In this drawing, the lines terminating in filled (solid) arrows represent power flow and the lines terminating in unfilled arrows represent control links.
Referring now to both drawings, the generator 14 is shown to include the sensor 64 which monitors and senses failure of the electromagnetic bearings
20. The generator 14 is shown to include the shaft 18 and the rotating exciter 30.
The braking resistor control system 52 is provided to control the rotation speed of the shaft 18 in the event of a failure of the electromagnetic bearings shown as 20 in Figure 1. In such an event, the control system 52 opens a circuit breaker 72, thereby disconnecting the generator output from an operative load comprising a generator transformer 73 and a high voltage electrical network 74. The generator output is now redirected to a braking resistor bank 78 via an electric braking resistor transformer 80 and a braking resistor switching device 82. In this configuration, a resistive load is placed on the generator 14 to control the shaft speed.
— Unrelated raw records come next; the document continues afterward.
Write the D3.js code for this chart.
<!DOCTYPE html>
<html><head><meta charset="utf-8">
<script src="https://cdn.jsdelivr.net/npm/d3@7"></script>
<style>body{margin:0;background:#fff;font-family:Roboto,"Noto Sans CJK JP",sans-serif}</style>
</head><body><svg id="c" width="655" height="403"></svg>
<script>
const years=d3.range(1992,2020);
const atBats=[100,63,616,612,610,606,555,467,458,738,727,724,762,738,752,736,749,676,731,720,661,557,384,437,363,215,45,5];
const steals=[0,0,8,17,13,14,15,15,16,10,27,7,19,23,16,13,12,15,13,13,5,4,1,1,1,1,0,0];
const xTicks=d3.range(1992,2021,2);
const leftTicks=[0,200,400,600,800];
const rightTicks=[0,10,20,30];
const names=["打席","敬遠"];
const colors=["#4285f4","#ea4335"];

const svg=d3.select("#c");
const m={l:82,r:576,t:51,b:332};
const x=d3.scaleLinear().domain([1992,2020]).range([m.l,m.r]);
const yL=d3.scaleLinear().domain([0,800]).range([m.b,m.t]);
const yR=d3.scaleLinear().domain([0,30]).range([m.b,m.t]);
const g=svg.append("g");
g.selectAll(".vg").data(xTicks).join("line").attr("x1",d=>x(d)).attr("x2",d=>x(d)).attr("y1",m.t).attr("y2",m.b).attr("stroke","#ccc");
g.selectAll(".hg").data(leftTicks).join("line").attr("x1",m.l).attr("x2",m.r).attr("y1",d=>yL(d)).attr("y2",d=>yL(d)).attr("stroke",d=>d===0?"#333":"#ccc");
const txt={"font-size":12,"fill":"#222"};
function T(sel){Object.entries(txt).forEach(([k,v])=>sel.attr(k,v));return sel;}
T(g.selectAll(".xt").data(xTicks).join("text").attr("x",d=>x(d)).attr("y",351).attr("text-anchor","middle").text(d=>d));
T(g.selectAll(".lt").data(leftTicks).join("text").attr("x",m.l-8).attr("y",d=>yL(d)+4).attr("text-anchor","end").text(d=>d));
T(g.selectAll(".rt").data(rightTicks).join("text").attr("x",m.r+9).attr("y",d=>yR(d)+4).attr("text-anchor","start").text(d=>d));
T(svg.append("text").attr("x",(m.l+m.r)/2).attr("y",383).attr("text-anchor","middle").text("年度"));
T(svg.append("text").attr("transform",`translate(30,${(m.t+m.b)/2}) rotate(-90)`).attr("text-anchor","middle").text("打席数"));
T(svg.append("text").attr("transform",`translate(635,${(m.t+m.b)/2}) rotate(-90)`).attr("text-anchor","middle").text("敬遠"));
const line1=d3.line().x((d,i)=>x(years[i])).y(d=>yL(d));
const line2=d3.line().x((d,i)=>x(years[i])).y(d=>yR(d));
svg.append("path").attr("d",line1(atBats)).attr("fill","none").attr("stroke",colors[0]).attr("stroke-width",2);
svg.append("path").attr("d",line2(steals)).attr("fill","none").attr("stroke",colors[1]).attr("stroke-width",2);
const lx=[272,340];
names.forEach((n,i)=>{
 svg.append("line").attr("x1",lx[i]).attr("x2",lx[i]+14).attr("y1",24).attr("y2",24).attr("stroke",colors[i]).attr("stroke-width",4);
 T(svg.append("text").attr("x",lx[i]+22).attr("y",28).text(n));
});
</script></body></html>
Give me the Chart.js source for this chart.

As the shaft speed is reduced, the frequency at the output terminals 42 drops accordingly. The control system 52 ensures that the capability of the generator 14 and the exciter 30 are not exceeded by maintaining a ratio of generator voltage to frequency constant throughout the braking cycle. This is accomplished by providing a generator voltage and frequency monitor 84 which is connected to an automatic voltage regulator 86. The voltage at the exciter is thus controlled and adjusted via an excitation converter 88 which is powered from the generator output terminals 42 via an excitation transformer 90.
In use, when the electromagnetic bearings 20 fail, the shaft 18 drops onto the auxiliary bearings (22 in Figure 1) and the shaft braking cycle as described above commences. The shaft speed is reduced rapidly during the braking cycle, thus ensuring reduced wear on the auxiliary bearings. The auxiliary bearings are not
oil lubricated due to the fact that the bearings are located within the helium pressure vessel 12 and oil lubricants have the effect of contaminating the helium within the pressure vessel 12.